Figure scripts

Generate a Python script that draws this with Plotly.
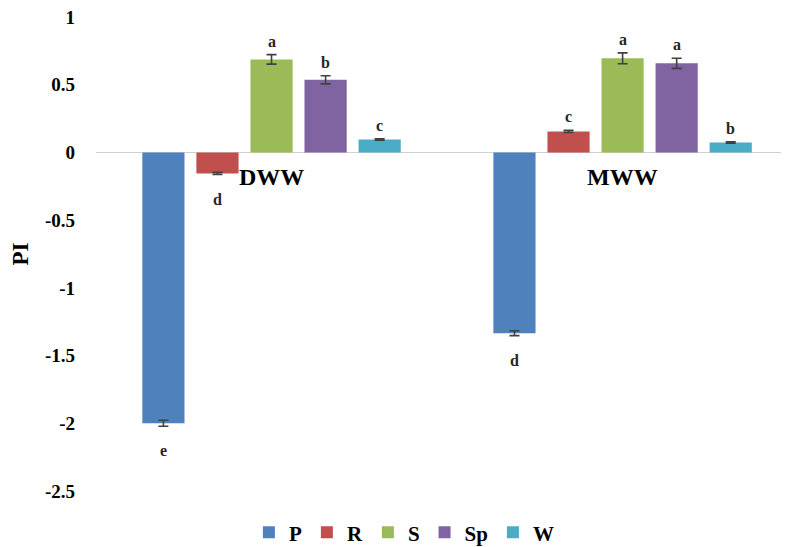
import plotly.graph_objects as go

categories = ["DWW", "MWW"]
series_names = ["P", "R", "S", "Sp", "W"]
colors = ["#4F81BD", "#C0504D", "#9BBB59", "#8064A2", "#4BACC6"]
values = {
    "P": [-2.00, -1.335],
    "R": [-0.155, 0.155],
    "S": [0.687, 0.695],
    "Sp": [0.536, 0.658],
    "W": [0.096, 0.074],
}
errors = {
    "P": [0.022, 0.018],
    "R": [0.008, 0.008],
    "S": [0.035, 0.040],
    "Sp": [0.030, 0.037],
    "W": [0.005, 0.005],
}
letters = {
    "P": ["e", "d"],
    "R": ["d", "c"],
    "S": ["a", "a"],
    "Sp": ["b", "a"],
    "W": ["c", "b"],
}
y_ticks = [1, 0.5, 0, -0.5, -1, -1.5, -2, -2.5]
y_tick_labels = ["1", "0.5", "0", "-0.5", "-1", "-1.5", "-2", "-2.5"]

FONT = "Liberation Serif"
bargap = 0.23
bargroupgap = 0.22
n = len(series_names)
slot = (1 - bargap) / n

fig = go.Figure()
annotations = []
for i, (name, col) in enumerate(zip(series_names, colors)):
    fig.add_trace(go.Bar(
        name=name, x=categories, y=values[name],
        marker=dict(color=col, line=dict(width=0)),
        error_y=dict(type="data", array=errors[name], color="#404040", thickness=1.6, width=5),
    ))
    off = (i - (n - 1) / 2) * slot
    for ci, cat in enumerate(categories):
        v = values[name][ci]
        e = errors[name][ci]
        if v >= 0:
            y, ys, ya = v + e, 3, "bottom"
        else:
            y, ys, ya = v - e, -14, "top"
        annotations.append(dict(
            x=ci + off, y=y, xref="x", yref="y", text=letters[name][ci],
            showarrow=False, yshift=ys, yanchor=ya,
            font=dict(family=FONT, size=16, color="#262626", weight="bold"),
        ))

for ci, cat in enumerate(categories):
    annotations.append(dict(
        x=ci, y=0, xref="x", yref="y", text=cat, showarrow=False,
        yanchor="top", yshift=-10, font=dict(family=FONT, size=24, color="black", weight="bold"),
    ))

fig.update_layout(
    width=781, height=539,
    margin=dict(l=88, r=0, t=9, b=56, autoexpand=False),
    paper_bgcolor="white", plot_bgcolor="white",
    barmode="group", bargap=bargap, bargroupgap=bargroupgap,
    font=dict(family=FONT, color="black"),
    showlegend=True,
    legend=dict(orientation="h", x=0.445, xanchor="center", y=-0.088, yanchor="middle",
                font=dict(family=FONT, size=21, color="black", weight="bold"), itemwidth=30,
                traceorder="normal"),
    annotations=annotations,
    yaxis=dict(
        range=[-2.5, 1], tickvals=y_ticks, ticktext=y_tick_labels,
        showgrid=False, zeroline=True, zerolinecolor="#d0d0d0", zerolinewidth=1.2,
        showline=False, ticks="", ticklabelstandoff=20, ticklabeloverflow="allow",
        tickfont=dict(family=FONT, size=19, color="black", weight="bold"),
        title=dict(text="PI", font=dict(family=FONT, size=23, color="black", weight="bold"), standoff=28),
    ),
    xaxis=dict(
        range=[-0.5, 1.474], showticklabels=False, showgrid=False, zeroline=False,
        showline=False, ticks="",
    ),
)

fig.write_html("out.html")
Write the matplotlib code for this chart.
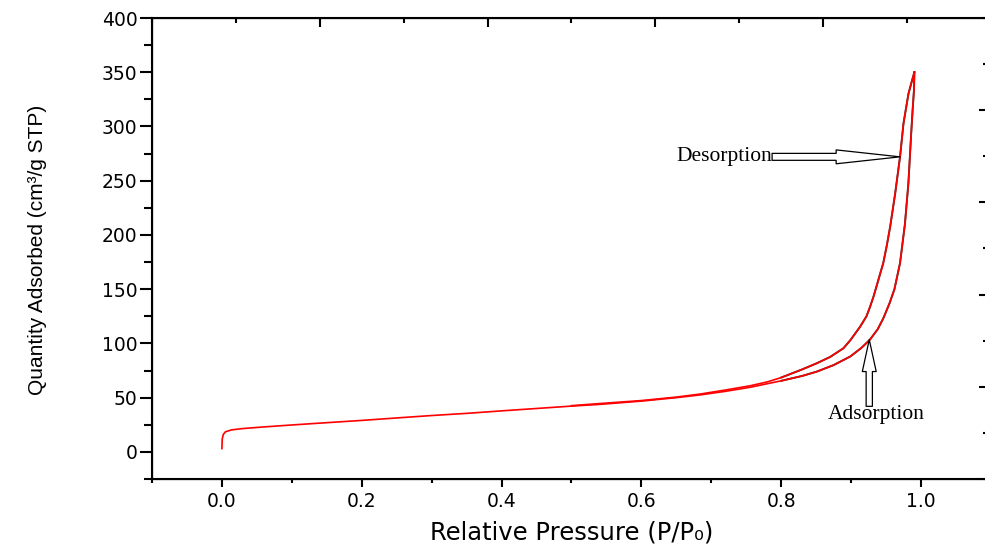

Problem statement: Please restate the material above line by line, exactly, beginning at its first line and ending with the line that contains "import plotly.graph_objects as go", without any pictures.

Solution to this task:
Generate a Python script that draws this with Plotly.
import plotly.graph_objects as go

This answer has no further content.